::: Data extract :::
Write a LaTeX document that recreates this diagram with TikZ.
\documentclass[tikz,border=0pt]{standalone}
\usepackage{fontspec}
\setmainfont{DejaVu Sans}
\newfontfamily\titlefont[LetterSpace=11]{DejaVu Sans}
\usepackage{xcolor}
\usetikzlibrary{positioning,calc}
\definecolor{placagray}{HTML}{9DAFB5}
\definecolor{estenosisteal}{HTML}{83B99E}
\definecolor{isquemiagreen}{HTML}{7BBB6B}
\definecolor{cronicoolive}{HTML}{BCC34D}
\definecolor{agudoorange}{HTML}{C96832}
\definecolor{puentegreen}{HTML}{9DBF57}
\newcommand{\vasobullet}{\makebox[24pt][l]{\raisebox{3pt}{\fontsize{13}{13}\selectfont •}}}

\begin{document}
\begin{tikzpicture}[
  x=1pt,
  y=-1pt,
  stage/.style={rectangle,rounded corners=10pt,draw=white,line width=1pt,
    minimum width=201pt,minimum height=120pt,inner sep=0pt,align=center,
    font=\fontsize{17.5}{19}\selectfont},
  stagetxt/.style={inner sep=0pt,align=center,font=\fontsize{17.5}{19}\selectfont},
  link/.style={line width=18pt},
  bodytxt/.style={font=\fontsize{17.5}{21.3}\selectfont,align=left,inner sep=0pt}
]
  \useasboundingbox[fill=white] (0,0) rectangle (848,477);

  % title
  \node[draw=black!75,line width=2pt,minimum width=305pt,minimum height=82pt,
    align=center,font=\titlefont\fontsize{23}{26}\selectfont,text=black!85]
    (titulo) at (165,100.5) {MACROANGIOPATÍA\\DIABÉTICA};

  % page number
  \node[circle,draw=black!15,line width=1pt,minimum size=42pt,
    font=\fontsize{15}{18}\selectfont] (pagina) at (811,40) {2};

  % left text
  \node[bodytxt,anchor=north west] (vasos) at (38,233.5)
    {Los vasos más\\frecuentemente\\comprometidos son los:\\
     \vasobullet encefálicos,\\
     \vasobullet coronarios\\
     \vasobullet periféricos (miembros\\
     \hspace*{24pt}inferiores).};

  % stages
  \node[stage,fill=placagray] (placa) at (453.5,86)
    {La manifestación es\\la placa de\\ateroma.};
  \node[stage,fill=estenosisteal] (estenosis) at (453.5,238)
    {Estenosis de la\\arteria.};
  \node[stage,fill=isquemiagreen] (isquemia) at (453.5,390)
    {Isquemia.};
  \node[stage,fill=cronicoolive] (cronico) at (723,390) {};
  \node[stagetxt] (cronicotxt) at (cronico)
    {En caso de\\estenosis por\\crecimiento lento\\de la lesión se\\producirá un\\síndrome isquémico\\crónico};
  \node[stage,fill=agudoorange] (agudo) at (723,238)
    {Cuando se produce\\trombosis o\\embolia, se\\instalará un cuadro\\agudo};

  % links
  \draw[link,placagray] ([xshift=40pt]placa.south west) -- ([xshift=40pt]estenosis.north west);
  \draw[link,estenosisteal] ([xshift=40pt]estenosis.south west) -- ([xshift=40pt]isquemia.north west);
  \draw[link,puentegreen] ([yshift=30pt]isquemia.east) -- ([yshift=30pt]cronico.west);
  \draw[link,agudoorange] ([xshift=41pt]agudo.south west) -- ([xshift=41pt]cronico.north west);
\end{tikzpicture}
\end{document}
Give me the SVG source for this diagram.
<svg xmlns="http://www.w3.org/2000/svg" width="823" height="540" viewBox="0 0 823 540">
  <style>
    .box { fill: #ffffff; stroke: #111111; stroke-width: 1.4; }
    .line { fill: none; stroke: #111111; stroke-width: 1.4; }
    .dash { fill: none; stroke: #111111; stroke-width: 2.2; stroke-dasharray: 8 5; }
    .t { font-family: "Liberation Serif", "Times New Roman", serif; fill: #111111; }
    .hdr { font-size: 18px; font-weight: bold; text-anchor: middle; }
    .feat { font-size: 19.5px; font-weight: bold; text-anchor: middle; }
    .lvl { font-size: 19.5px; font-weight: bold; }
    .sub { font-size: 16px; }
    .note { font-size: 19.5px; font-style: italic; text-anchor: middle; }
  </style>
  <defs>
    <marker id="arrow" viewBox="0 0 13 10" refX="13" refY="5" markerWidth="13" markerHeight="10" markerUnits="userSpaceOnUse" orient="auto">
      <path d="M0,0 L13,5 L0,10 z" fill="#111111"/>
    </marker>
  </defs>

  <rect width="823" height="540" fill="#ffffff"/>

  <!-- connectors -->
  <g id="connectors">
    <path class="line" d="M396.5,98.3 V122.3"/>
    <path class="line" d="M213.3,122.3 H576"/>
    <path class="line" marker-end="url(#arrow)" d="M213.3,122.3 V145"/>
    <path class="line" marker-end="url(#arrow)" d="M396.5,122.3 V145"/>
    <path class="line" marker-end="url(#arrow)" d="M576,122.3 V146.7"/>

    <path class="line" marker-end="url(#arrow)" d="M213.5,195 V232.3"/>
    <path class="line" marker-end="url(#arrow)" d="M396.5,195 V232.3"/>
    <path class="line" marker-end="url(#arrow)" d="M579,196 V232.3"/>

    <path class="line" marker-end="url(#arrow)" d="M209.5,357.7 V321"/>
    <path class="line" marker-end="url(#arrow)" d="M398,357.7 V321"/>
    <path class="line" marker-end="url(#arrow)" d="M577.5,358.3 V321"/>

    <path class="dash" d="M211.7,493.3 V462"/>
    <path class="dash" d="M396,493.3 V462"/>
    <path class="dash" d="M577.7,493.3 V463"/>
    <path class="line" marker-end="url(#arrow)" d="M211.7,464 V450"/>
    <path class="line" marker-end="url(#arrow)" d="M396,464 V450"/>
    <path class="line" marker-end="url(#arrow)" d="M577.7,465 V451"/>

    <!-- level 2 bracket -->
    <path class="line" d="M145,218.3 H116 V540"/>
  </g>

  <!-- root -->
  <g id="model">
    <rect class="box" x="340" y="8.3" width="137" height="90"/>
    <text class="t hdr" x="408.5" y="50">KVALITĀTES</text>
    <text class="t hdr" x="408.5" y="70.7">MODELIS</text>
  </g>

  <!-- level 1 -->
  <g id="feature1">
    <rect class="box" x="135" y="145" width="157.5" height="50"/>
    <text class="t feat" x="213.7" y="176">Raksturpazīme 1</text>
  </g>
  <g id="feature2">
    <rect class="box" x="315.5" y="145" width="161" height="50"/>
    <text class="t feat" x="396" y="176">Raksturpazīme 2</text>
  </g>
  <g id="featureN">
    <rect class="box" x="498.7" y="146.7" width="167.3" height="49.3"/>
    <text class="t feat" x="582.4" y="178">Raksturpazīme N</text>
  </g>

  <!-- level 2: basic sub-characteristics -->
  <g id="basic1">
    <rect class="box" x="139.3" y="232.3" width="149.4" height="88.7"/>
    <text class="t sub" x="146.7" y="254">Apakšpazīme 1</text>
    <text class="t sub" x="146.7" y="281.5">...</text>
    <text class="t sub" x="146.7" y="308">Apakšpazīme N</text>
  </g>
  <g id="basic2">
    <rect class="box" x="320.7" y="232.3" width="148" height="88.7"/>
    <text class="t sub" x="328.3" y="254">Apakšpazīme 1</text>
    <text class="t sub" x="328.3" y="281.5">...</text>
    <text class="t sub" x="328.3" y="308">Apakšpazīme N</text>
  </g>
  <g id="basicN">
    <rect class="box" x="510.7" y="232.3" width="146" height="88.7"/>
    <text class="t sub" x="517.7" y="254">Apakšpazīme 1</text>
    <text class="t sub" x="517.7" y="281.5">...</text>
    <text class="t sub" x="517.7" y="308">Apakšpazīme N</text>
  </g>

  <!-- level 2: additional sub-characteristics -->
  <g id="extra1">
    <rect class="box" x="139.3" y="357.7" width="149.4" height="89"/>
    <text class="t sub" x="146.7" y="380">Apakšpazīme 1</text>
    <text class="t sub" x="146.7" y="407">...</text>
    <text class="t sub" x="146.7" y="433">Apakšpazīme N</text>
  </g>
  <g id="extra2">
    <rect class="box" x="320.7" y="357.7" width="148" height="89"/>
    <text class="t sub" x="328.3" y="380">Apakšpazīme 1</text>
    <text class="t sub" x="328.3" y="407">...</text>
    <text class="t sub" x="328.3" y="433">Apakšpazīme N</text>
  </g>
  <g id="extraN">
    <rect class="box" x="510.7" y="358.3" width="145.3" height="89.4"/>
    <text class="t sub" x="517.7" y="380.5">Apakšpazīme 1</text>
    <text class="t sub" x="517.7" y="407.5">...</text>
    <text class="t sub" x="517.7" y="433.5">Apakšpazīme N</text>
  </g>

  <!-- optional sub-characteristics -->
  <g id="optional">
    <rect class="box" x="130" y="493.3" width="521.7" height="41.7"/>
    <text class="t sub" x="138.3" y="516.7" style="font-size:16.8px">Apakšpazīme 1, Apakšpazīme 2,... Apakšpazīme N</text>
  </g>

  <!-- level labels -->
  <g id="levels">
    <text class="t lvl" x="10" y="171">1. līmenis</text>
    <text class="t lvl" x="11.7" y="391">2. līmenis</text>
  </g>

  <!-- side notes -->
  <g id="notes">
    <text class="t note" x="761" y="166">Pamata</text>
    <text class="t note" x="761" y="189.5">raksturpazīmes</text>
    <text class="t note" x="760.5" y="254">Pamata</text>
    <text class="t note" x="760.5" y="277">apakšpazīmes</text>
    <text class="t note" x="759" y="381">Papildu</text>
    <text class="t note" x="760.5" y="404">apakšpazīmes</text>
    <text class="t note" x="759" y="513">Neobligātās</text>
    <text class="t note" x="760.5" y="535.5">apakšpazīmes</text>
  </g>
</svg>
:::
Your instructions:
Starting at the first line of the listing, retype every line up to and including the one with "(pagina) at (811,40)".

Correct output:
Write a LaTeX document that recreates this diagram with TikZ.
\documentclass[tikz,border=0pt]{standalone}
\usepackage{fontspec}
\setmainfont{DejaVu Sans}
\newfontfamily\titlefont[LetterSpace=11]{DejaVu Sans}
\usepackage{xcolor}
\usetikzlibrary{positioning,calc}
\definecolor{placagray}{HTML}{9DAFB5}
\definecolor{estenosisteal}{HTML}{83B99E}
\definecolor{isquemiagreen}{HTML}{7BBB6B}
\definecolor{cronicoolive}{HTML}{BCC34D}
\definecolor{agudoorange}{HTML}{C96832}
\definecolor{puentegreen}{HTML}{9DBF57}
\newcommand{\vasobullet}{\makebox[24pt][l]{\raisebox{3pt}{\fontsize{13}{13}\selectfont •}}}

\begin{document}
\begin{tikzpicture}[
  x=1pt,
  y=-1pt,
  stage/.style={rectangle,rounded corners=10pt,draw=white,line width=1pt,
    minimum width=201pt,minimum height=120pt,inner sep=0pt,align=center,
    font=\fontsize{17.5}{19}\selectfont},
  stagetxt/.style={inner sep=0pt,align=center,font=\fontsize{17.5}{19}\selectfont},
  link/.style={line width=18pt},
  bodytxt/.style={font=\fontsize{17.5}{21.3}\selectfont,align=left,inner sep=0pt}
]
  \useasboundingbox[fill=white] (0,0) rectangle (848,477);

  % title
  \node[draw=black!75,line width=2pt,minimum width=305pt,minimum height=82pt,
    align=center,font=\titlefont\fontsize{23}{26}\selectfont,text=black!85]
    (titulo) at (165,100.5) {MACROANGIOPATÍA\\DIABÉTICA};

  % page number
  \node[circle,draw=black!15,line width=1pt,minimum size=42pt,
    font=\fontsize{15}{18}\selectfont] (pagina) at (811,40) {2};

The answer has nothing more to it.